▸ **What is required**
Extract the lines from the start through the line that holds "const leaderO2 = [21.14, 20.975];", both included, omitting all images.

▸ **Dataset content**
+---+
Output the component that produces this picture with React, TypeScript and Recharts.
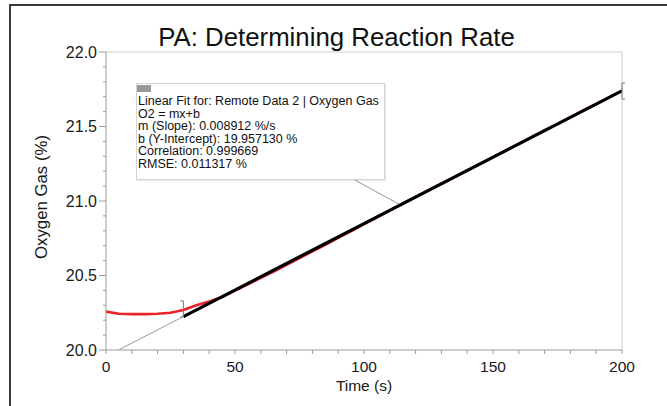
import React from 'react';
import { LineChart, Line, XAxis, YAxis, ReferenceLine, ReferenceDot, Label } from 'recharts';

const timeS = [0, 5, 10, 15, 20, 25, 30, 35, 40, 45, 50, 55, 60, 65, 70, 75, 80, 85, 90, 95, 100,
  105, 110, 115, 120, 125, 130, 135, 140, 145, 150, 155, 160, 165, 170, 175, 180, 185, 190, 195, 200];
const oxygenPct = [20.258, 20.243, 20.241, 20.241, 20.243, 20.25, 20.268, 20.3, 20.325, 20.356, 20.398,
  20.44, 20.484, 20.527, 20.572, 20.617, 20.662, 20.706, 20.752, 20.798, 20.845,
  20.891, 20.937, 20.983, 21.027, 21.072, 21.117, 21.16, 21.206, 21.25, 21.295,
  21.34, 21.385, 21.43, 21.475, 21.518, 21.562, 21.608, 21.651, 21.695, 21.74];

// linear fit (fitted range 30..200 s) and its grey extrapolation
const fitT = [30, 200];
const fitO2 = [20.2245, 21.7395];
const extT = [5, 30];
const extO2 = [20.0017, 20.2245];

// range brackets and callout leader
const bracketT = [30, 200];
const bracketO2 = [20.276, 21.738];
const leaderT = [96.5, 114];
const leaderO2 = [21.14, 20.975];

const xTicks = [0, 10, 20, 30, 40, 50, 60, 70, 80, 90, 100, 110, 120, 130, 140, 150, 160, 170, 180, 190, 200];
const yTicks = [20.0, 20.1, 20.2, 20.3, 20.4, 20.5, 20.6, 20.7, 20.8, 20.9, 21.0,
  21.1, 21.2, 21.3, 21.4, 21.5, 21.6, 21.7, 21.8, 21.9, 22.0];

const fitInfo = [
  'Linear Fit for: Remote Data 2 | Oxygen Gas',
  'O2 = mx+b',
  'm (Slope): 0.008912 %/s',
  'b (Y-Intercept): 19.957130 %',
  'Correlation: 0.999669',
  'RMSE: 0.011317 %',
];

const rawData = timeS.map((t, i) => ({ t, o2: oxygenPct[i] }));
const fitData = fitT.map((t, i) => ({ t, fit: fitO2[i] }));
const extData = extT.map((t, i) => ({ t, ext: extO2[i] }));

const FONT = '"Liberation Sans", Arial, sans-serif';

const YTick = (props: any) => {
  const { x, y, payload } = props;
  const v = payload.value;
  const major = Math.abs(v * 2 - Math.round(v * 2)) < 1e-6;
  return (
    <g>
      <line x1={x - (major ? 7 : 3)} x2={x} y1={y} y2={y} stroke="#9a9a9a" />
      {major && (
        <text x={x - 9} y={y + 5.6} textAnchor="end" fontSize={16} fill="#1a1a1a" fontFamily={FONT}>
          {v.toFixed(1)}
        </text>
      )}
    </g>
  );
};

const XTick = (props: any) => {
  const { x, y, payload } = props;
  const v = payload.value;
  return (
    <g>
      <line x1={x} x2={x} y1={y} y2={y + 4} stroke="#9a9a9a" />
      {v % 50 === 0 && (
        <text x={x} y={y + 22} textAnchor="middle" fontSize={15.5} fill="#1a1a1a" fontFamily={FONT}>
          {v}
        </text>
      )}
    </g>
  );
};

const Bracket = (side: 'left' | 'right') => (props: any) => {
  const { cx, cy } = props;
  const d = side === 'left' ? -3 : 3;
  return (
    <path
      d={`M${cx + d},${cy - 8} L${cx},${cy - 8} L${cx},${cy + 8} L${cx + d},${cy + 8}`}
      stroke="#777"
      strokeWidth={1}
      fill="none"
    />
  );
};

export default function App() {
  return (
    <div style={{ position: 'absolute', left: 0, top: 0, width: 667, height: 406, overflow: 'hidden', background: '#fff', fontFamily: FONT }}>
      <div style={{ position: 'absolute', left: 9, top: 4, width: 800, height: 600, borderLeft: '2px solid #3a3a3a', borderTop: '2px solid #3a3a3a' }} />
      <div style={{ position: 'absolute', left: 0, width: 667, top: 21.5, textAlign: 'center', fontSize: 25.8, color: '#111', paddingLeft: 6, boxSizing: 'border-box', lineHeight: '30px' }}>
        PA: Determining Reaction Rate
      </div>
      <div style={{ position: 'absolute', left: 0, top: 0 }}>
        <LineChart width={667} height={406} margin={{ top: 52, right: 45, bottom: 16, left: 36 }}>
          <XAxis
            dataKey="t"
            type="number"
            domain={[0, 200]}
            ticks={xTicks}
            interval={0}
            tick={<XTick />}
            tickLine={false}
            tickSize={0}
            tickMargin={0}
            height={40}
            stroke="#9a9a9a"
            allowDataOverflow
          >
            <Label
              content={(p: any) => (
                <text x={p.viewBox.x + p.viewBox.width / 2} y={p.viewBox.y + 41} textAnchor="middle" fontSize={15.5} fill="#1a1a1a" fontFamily={FONT}>
                  Time (s)
                </text>
              )}
            />
          </XAxis>
          <YAxis
            type="number"
            domain={[20, 22]}
            ticks={yTicks}
            interval={0}
            tick={<YTick />}
            tickLine={false}
            tickSize={0}
            tickMargin={0}
            width={70}
            stroke="#9a9a9a"
            allowDataOverflow
          >
            <Label
              content={(p: any) => {
                const cx = p.viewBox.x + 11;
                const cy = p.viewBox.y + p.viewBox.height / 2 - 4;
                return (
                  <text x={cx} y={cy} transform={`rotate(-90 ${cx} ${cy})`} textAnchor="middle" fontSize={16.8} fill="#1a1a1a" fontFamily={FONT}>
                    Oxygen Gas (%)
                  </text>
                );
              }}
            />
          </YAxis>
          <ReferenceLine y={22} stroke="#cfcfcf" />
          <ReferenceLine x={200} stroke="#cfcfcf" />
          <ReferenceLine
            segment={[{ x: leaderT[0], y: leaderO2[0] }, { x: leaderT[1], y: leaderO2[1] }]}
            stroke="#999"
            strokeWidth={1}
          />
          <Line data={extData} dataKey="ext" type="linear" dot={false} stroke="#9a9a9a" strokeWidth={1} isAnimationActive={false} />
          <Line data={rawData} dataKey="o2" type="linear" dot={false} stroke="#e8232b" strokeWidth={2.6} isAnimationActive={false} />
          <Line data={fitData} dataKey="fit" type="linear" dot={false} stroke="#000" strokeWidth={3.2} isAnimationActive={false} />
          <ReferenceDot x={bracketT[0]} y={bracketO2[0]} shape={Bracket('left')} />
          <ReferenceDot x={bracketT[1]} y={bracketO2[1]} shape={Bracket('right')} />
        </LineChart>
      </div>
      <div
        style={{
          position: 'absolute',
          left: 136,
          top: 83,
          width: 249,
          height: 97,
          boxSizing: 'border-box',
          border: '1px solid #d4d4d4',
          background: '#fff',
          boxShadow: '1px 1px 1px rgba(0,0,0,0.08)',
        }}
      >
        <div style={{ position: 'absolute', left: 0, top: 1, width: 14, height: 7, background: '#9a9a9a' }} />
        <div style={{ position: 'absolute', left: 1, top: 11, fontSize: 12.5, lineHeight: '12.5px', color: '#111', whiteSpace: 'nowrap' }}>
          {fitInfo.map((s) => (
            <div key={s}>{s}</div>
          ))}
        </div>
      </div>
    </div>
  );
}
+---+
▸ **Exercise result**
Output the component that produces this picture with React, TypeScript and Recharts.
import React from 'react';
import { LineChart, Line, XAxis, YAxis, ReferenceLine, ReferenceDot, Label } from 'recharts';

const timeS = [0, 5, 10, 15, 20, 25, 30, 35, 40, 45, 50, 55, 60, 65, 70, 75, 80, 85, 90, 95, 100,
  105, 110, 115, 120, 125, 130, 135, 140, 145, 150, 155, 160, 165, 170, 175, 180, 185, 190, 195, 200];
const oxygenPct = [20.258, 20.243, 20.241, 20.241, 20.243, 20.25, 20.268, 20.3, 20.325, 20.356, 20.398,
  20.44, 20.484, 20.527, 20.572, 20.617, 20.662, 20.706, 20.752, 20.798, 20.845,
  20.891, 20.937, 20.983, 21.027, 21.072, 21.117, 21.16, 21.206, 21.25, 21.295,
  21.34, 21.385, 21.43, 21.475, 21.518, 21.562, 21.608, 21.651, 21.695, 21.74];

// linear fit (fitted range 30..200 s) and its grey extrapolation
const fitT = [30, 200];
const fitO2 = [20.2245, 21.7395];
const extT = [5, 30];
const extO2 = [20.0017, 20.2245];

// range brackets and callout leader
const bracketT = [30, 200];
const bracketO2 = [20.276, 21.738];
const leaderT = [96.5, 114];
const leaderO2 = [21.14, 20.975];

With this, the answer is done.